I'm not too happy with my current job, I feel like career growth prospects are dim and the work is not challenging enough. Given this, my best career move is to find a job at a different company.
Given that the work at my job is not good, I want to use side projects (which Taro tells me has a ton of benefits) to be able to get "equivalent" job experience so that when I interview at other companies I'm able to leverage the experience with awesome side projects to do well.
More specifically most data engineering jobs want experience with airflow and pyspark. My current job only has me doing SQL stuff, so I want a side project that leverages airflow/spark
Problem: If I focus on just building apps/web apps to get users then that wont help my data engineering career because most apps dont need someone with a full pyspark pipeline with airflow and whatnot
Conversely, if I focus on building an awsome data engineering pipeline, I'm likely not solving any real world issues and have 0 users, but the skills will help.
Problem 2: If I focus on consumer apps I'll have to learn react (which I 100% dont use at work) and spend time doing backend stuff which isnt helping me grow personally as a DE because I read on Taro that you should be going deep, not wide.
My current job only has me doing SQL stuff, so I want a side project that leverages airflow/spark
This doesn't answer your question about doing a side project, but can you shoehorn your current job to be more amenable to the stuff you want to work on?
If your company is big enough, it should have a lot of diversity of technologies and people. Can you find the areas that are interesting and work on those?
The benefit of "double dipping" your day job with side projects is that you'll learn about how to use the tech in a production environment, with people who have more experience than you. This will be much faster for you to ramp up and learn transferable skills for the next job.
I'd pursue this route even if it's not the perfect tech alignment, e.g. Hadoop instead of Spark.
The other option is to make open-source contributions, if you have some approachable tool or application which uses these data analytics pipelines.
+1: Just getting better scope at your current job would be way better than trying to figure out a meaningful side project
You don't need your manager for this either. Go around your organization to data engineers you trust and ask them if they have anything meaningful on their backlog. If they're senior/staff level, they almost certainly do. From there, just pick up those tasks and do them. This situation is the best as there's mutual benefit:
Unfortunately I cant. I work for a pure classic finance company (not hedge fund) where I do mostly analytics/engineering. Most of the work is doing sql (+ managing DB) -> extracting insights -> making powerpoint slides/dashboards
We don't have the volume of data to be doing spark and we also don't have any production models so we dont need airflow so it's not something I can push within the org.
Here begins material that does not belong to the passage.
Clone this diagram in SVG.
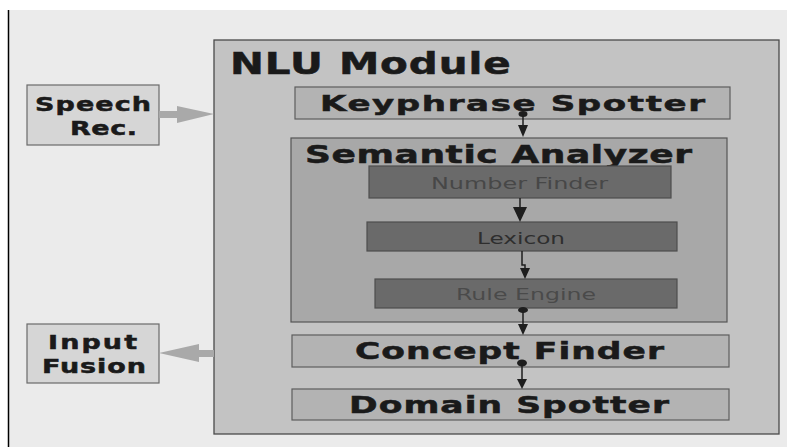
<svg xmlns="http://www.w3.org/2000/svg" width="787" height="447" viewBox="0 0 787 447">
<defs>
<style>
.bg{fill:#ebebeb}
.side{fill:#d6d6d6;stroke:#6a6a6a;stroke-width:1.2}
.mod{fill:#c3c3c3;stroke:#4a4a4a;stroke-width:1.3}
.stage{fill:#b3b3b3;stroke:#5e5e5e;stroke-width:1.2}
.sem{fill:#a8a8a8;stroke:#555;stroke-width:1.2}
.inner{fill:#6a6a6a;stroke:#4e4e4e;stroke-width:1.2}
.bold{font-family:"DejaVu Sans",Verdana,sans-serif;font-weight:bold;fill:#1a1a1a;stroke:#1a1a1a;stroke-width:0.5}
.thin{font-family:"DejaVu Sans",Verdana,sans-serif;font-weight:normal}
.conn{stroke:#1e1e1e;stroke-width:1.5;fill:none}
.head{fill:#1e1e1e}
.garrow{fill:#a9a9a9}
</style>
</defs>
<rect x="0" y="0" width="787" height="447" fill="#ffffff"/>
<rect class="bg" x="8" y="10" width="779" height="437"/>
<line x1="8.5" y1="10" x2="8.5" y2="447" stroke="#000" stroke-width="1.5"/>

<g id="nlu-module">
<rect class="mod" x="214" y="40" width="565" height="394"/>
<text class="bold" transform="translate(230,74) scale(1.35,1)" font-size="30" textLength="208" lengthAdjust="spacing">NLU Module</text>
</g>

<g id="speech-rec">
<rect class="side" x="27" y="85" width="132" height="60"/>
<text class="bold" transform="translate(35,110.5) scale(1.35,1)" font-size="20" textLength="86" lengthAdjust="spacing">Speech</text>
<text class="bold" transform="translate(70,135) scale(1.35,1)" font-size="20" textLength="49.6" lengthAdjust="spacing">Rec.</text>
</g>

<g id="input-fusion">
<rect class="side" x="27" y="324" width="132" height="59"/>
<text class="bold" transform="translate(48,349) scale(1.35,1)" font-size="20" textLength="66" lengthAdjust="spacing">Input</text>
<text class="bold" transform="translate(42,373) scale(1.35,1)" font-size="20" textLength="77" lengthAdjust="spacing">Fusion</text>
</g>

<g id="keyphrase-spotter">
<rect class="stage" x="295" y="87" width="435" height="32"/>
<text class="bold" transform="translate(320,111) scale(1.55,1)" font-size="22" textLength="248.4" lengthAdjust="spacing">Keyphrase Spotter</text>
</g>

<g id="semantic-analyzer">
<rect class="sem" x="291" y="138" width="436" height="184"/>
<text class="bold" transform="translate(305,163) scale(1.5,1)" font-size="24" textLength="258" lengthAdjust="spacing">Semantic Analyzer</text>
</g>

<g id="number-finder">
<rect class="inner" x="369" y="166" width="302" height="32"/>
<text class="thin" x="431" y="188.5" font-size="16" fill="#474747" textLength="177" lengthAdjust="spacingAndGlyphs">Number Finder</text>
</g>

<g id="lexicon">
<rect class="inner" x="367" y="222" width="310" height="29"/>
<text class="thin" x="477" y="243.5" font-size="16" fill="#2e2e2e" textLength="88" lengthAdjust="spacingAndGlyphs">Lexicon</text>
</g>

<g id="rule-engine">
<rect class="inner" x="375" y="279" width="302" height="29"/>
<text class="thin" x="456" y="299.5" font-size="16" fill="#4a4a4a" textLength="140" lengthAdjust="spacingAndGlyphs">Rule Engine</text>
</g>

<g id="concept-finder">
<rect class="stage" x="292" y="335" width="437" height="32"/>
<text class="bold" transform="translate(355,359) scale(1.5,1)" font-size="23" textLength="206" lengthAdjust="spacing">Concept Finder</text>
</g>

<g id="domain-spotter">
<rect class="stage" x="292" y="389" width="437" height="31"/>
<text class="bold" transform="translate(349,413) scale(1.5,1)" font-size="23" textLength="213.3" lengthAdjust="spacing">Domain Spotter</text>
</g>

<g id="connectors">
<polygon class="garrow" points="159,111 177,111 177,106 214,114 177,123 177,118 159,118"/>
<polygon class="garrow" points="214,350 199,350 199,344 159,353 199,362 199,357 214,357"/>
<ellipse class="head" cx="523" cy="114" rx="4.5" ry="3"/>
<line class="conn" x1="523" y1="114" x2="523" y2="126"/>
<polygon class="head" points="518,125 528,125 523,137"/>
<line class="conn" x1="520" y1="198" x2="520" y2="209"/>
<polygon class="head" points="513,207 527,207 520,222"/>
<polyline class="conn" points="522,251 522,265 525,265 525,269"/>
<polygon class="head" points="520,268 530,268 525,279"/>
<ellipse class="head" cx="523" cy="310" rx="5" ry="3"/>
<line class="conn" x1="523" y1="310" x2="523" y2="325"/>
<polygon class="head" points="518,324 528,324 523,335"/>
<ellipse class="head" cx="522" cy="363" rx="5" ry="3.5"/>
<line class="conn" x1="522" y1="363" x2="522" y2="380"/>
<polygon class="head" points="517,379 527,379 522,389"/>
</g>
</svg>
It's also not a tech company and I'm part of an analytics division
The ceiling for this analytics/engineer job is pretty low which is why I want to upskill to get the higher paying data engineering roles
I see, the answer here is pretty obvious then hehe: [Course] Ace Your Tech Interview And Get A Job As A Software Engineer
I wouldn't gatekeep your job search on lacking skills - This will lead to you studying and building side projects forever. I recommend just applying a lot and seeing where that takes you. If you have spare time, you can study/build in your remaining free time.
The important part about applying (especially if you apply a lot) is that you'll get data. If you're noticing common themes across rejections, you can target your outside studying to fill that specific gap. Many engineers don't realize that interviewing is actually a data collection exercise in disguise 🕵️
Thanks Alex, it helps. I was curious if you have any general advice for people who are looking to get more interviews where users as a measure of impact is not super applicable? aka roles in infra/backend/data?
Also I get that getting users means the project is impressive which makes it a better project which would lead to more interviews. But why are projects with users better? Isn't a project with users just giving me signal about your marketing/sales/product skills and not engineering skills? Especially if you're building a utility app/one time use app e.g. background remover
Side projects are admittedly very tricky as a Data Engineer as the role is inherently not-user-facing. It is hard to make something that is easily shareable and gets tons of users.
I think a better path might be do open-source contributions and build up industry-leading data engineering libraries/components. Here's a good list: https://github.com/gunnarmorling/awesome-opensource-data-engineering
From there, follow the advice here: [Course] Become An Open Source Master
Thanks alex. The issue with open source is that (from my limited experience) most projects are at the infra layer while most jobs expect you to be a pro at the application layer. That is building pyspark pipelines and using airflow and stuff. I feel like the overlap between infra layer and application layer is not that much?
I've briefly worked on open source for ml and a lot of it needed me to know stuff at the compiler layer or the pytorch low level stuff but when I try to train an ml model that level of depth and the problems faced doesn't translate much?
In other words working on ml/data infra is very different application of ml/data infra and I'm not sure if working on open source is the best path to gain better data engineering skills
Hmm, then maybe you can build a side project just for the learning as you mentioned? It won't help you get interviews as it likely won't get users, but learning is still valuable (and it can help you pass interviews once you get them).
The other option is to find additional scope at your current role as I talked about in my reply to Rahul on this thread.